= Task prompt =
Leave out the pictures and restate the rest of the data exactly.
Start Provided material
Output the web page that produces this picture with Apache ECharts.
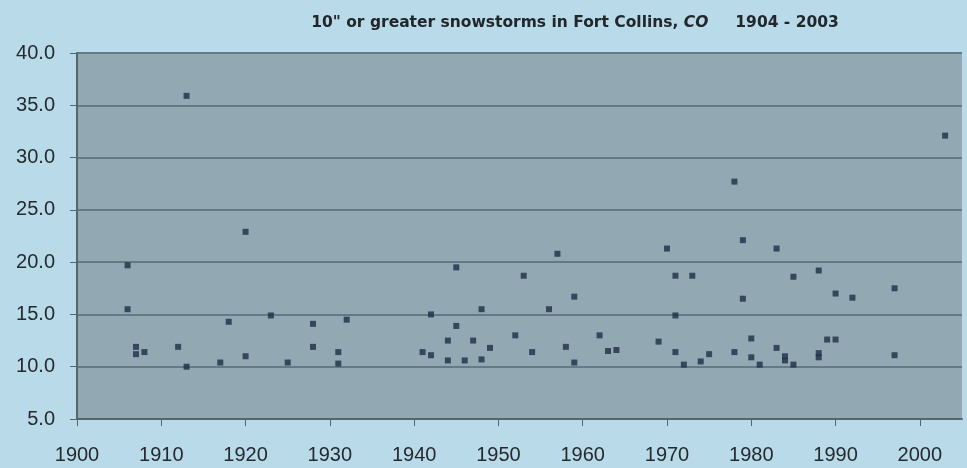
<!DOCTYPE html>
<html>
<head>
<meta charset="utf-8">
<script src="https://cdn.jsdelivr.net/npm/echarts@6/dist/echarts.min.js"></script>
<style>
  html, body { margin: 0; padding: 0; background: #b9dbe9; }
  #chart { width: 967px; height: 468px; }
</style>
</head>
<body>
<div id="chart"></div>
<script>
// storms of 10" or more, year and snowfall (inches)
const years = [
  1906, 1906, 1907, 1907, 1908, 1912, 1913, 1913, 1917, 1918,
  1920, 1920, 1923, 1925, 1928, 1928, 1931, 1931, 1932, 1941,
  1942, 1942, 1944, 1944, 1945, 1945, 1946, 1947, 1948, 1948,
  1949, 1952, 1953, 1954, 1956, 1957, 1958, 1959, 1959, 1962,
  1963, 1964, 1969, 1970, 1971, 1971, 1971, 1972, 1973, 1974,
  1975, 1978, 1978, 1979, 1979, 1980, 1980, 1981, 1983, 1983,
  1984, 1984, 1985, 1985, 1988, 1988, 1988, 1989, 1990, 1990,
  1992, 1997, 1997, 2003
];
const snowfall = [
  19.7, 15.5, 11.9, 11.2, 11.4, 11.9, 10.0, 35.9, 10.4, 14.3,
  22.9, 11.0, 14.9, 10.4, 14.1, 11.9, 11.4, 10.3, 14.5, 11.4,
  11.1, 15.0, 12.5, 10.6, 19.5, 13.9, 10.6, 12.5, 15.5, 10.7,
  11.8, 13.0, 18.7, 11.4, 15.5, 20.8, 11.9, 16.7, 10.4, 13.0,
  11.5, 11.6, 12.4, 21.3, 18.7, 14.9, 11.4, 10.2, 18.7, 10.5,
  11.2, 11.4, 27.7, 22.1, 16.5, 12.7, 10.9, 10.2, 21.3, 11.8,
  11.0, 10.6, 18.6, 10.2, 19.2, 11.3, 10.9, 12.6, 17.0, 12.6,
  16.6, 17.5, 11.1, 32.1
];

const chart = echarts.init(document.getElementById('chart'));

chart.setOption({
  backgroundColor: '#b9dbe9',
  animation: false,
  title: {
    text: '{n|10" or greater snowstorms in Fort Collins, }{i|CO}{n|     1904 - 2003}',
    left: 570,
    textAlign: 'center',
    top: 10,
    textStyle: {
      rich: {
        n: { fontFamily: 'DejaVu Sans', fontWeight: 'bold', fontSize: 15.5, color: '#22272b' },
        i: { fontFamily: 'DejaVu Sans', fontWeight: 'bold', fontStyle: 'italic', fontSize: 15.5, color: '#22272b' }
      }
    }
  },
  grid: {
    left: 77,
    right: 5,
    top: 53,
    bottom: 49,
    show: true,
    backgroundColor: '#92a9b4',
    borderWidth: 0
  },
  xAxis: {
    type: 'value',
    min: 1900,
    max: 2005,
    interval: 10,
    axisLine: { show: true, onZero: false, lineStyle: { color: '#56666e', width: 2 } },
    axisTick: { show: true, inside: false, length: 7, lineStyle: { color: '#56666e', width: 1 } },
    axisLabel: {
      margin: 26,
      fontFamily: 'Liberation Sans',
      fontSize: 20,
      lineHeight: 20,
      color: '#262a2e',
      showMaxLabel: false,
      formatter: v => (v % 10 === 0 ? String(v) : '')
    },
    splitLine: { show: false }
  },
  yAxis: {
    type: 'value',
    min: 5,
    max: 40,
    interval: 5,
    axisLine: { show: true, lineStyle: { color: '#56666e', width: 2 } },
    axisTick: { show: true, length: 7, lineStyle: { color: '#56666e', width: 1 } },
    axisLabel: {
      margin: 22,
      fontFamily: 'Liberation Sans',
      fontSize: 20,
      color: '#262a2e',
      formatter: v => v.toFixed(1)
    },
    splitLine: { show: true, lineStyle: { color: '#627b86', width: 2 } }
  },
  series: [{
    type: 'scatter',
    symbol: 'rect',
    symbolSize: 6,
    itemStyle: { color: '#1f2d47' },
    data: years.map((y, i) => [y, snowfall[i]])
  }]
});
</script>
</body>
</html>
End Provided material
= Task result =
Output the web page that produces this picture with Apache ECharts.
<!DOCTYPE html>
<html>
<head>
<meta charset="utf-8">
<script src="https://cdn.jsdelivr.net/npm/echarts@6/dist/echarts.min.js"></script>
<style>
  html, body { margin: 0; padding: 0; background: #b9dbe9; }
  #chart { width: 967px; height: 468px; }
</style>
</head>
<body>
<div id="chart"></div>
<script>
// storms of 10" or more, year and snowfall (inches)
const years = [
  1906, 1906, 1907, 1907, 1908, 1912, 1913, 1913, 1917, 1918,
  1920, 1920, 1923, 1925, 1928, 1928, 1931, 1931, 1932, 1941,
  1942, 1942, 1944, 1944, 1945, 1945, 1946, 1947, 1948, 1948,
  1949, 1952, 1953, 1954, 1956, 1957, 1958, 1959, 1959, 1962,
  1963, 1964, 1969, 1970, 1971, 1971, 1971, 1972, 1973, 1974,
  1975, 1978, 1978, 1979, 1979, 1980, 1980, 1981, 1983, 1983,
  1984, 1984, 1985, 1985, 1988, 1988, 1988, 1989, 1990, 1990,
  1992, 1997, 1997, 2003
];
const snowfall = [
  19.7, 15.5, 11.9, 11.2, 11.4, 11.9, 10.0, 35.9, 10.4, 14.3,
  22.9, 11.0, 14.9, 10.4, 14.1, 11.9, 11.4, 10.3, 14.5, 11.4,
  11.1, 15.0, 12.5, 10.6, 19.5, 13.9, 10.6, 12.5, 15.5, 10.7,
  11.8, 13.0, 18.7, 11.4, 15.5, 20.8, 11.9, 16.7, 10.4, 13.0,
  11.5, 11.6, 12.4, 21.3, 18.7, 14.9, 11.4, 10.2, 18.7, 10.5,
  11.2, 11.4, 27.7, 22.1, 16.5, 12.7, 10.9, 10.2, 21.3, 11.8,
  11.0, 10.6, 18.6, 10.2, 19.2, 11.3, 10.9, 12.6, 17.0, 12.6,
  16.6, 17.5, 11.1, 32.1
];

const chart = echarts.init(document.getElementById('chart'));

chart.setOption({
  backgroundColor: '#b9dbe9',
  animation: false,
  title: {
    text: '{n|10" or greater snowstorms in Fort Collins, }{i|CO}{n|     1904 - 2003}',
    left: 570,
    textAlign: 'center',
    top: 10,
    textStyle: {
      rich: {
        n: { fontFamily: 'DejaVu Sans', fontWeight: 'bold', fontSize: 15.5, color: '#22272b' },
        i: { fontFamily: 'DejaVu Sans', fontWeight: 'bold', fontStyle: 'italic', fontSize: 15.5, color: '#22272b' }
      }
    }
  },
  grid: {
    left: 77,
    right: 5,
    top: 53,
    bottom: 49,
    show: true,
    backgroundColor: '#92a9b4',
    borderWidth: 0
  },
  xAxis: {
    type: 'value',
    min: 1900,
    max: 2005,
    interval: 10,
    axisLine: { show: true, onZero: false, lineStyle: { color: '#56666e', width: 2 } },
    axisTick: { show: true, inside: false, length: 7, lineStyle: { color: '#56666e', width: 1 } },
    axisLabel: {
      margin: 26,
      fontFamily: 'Liberation Sans',
      fontSize: 20,
      lineHeight: 20,
      color: '#262a2e',
      showMaxLabel: false,
      formatter: v => (v % 10 === 0 ? String(v) : '')
    },
    splitLine: { show: false }
  },
  yAxis: {
    type: 'value',
    min: 5,
    max: 40,
    interval: 5,
    axisLine: { show: true, lineStyle: { color: '#56666e', width: 2 } },
    axisTick: { show: true, length: 7, lineStyle: { color: '#56666e', width: 1 } },
    axisLabel: {
      margin: 22,
      fontFamily: 'Liberation Sans',
      fontSize: 20,
      color: '#262a2e',
      formatter: v => v.toFixed(1)
    },
    splitLine: { show: true, lineStyle: { color: '#627b86', width: 2 } }
  },
  series: [{
    type: 'scatter',
    symbol: 'rect',
    symbolSize: 6,
    itemStyle: { color: '#1f2d47' },
    data: years.map((y, i) => [y, snowfall[i]])
  }]
});
</script>
</body>
</html>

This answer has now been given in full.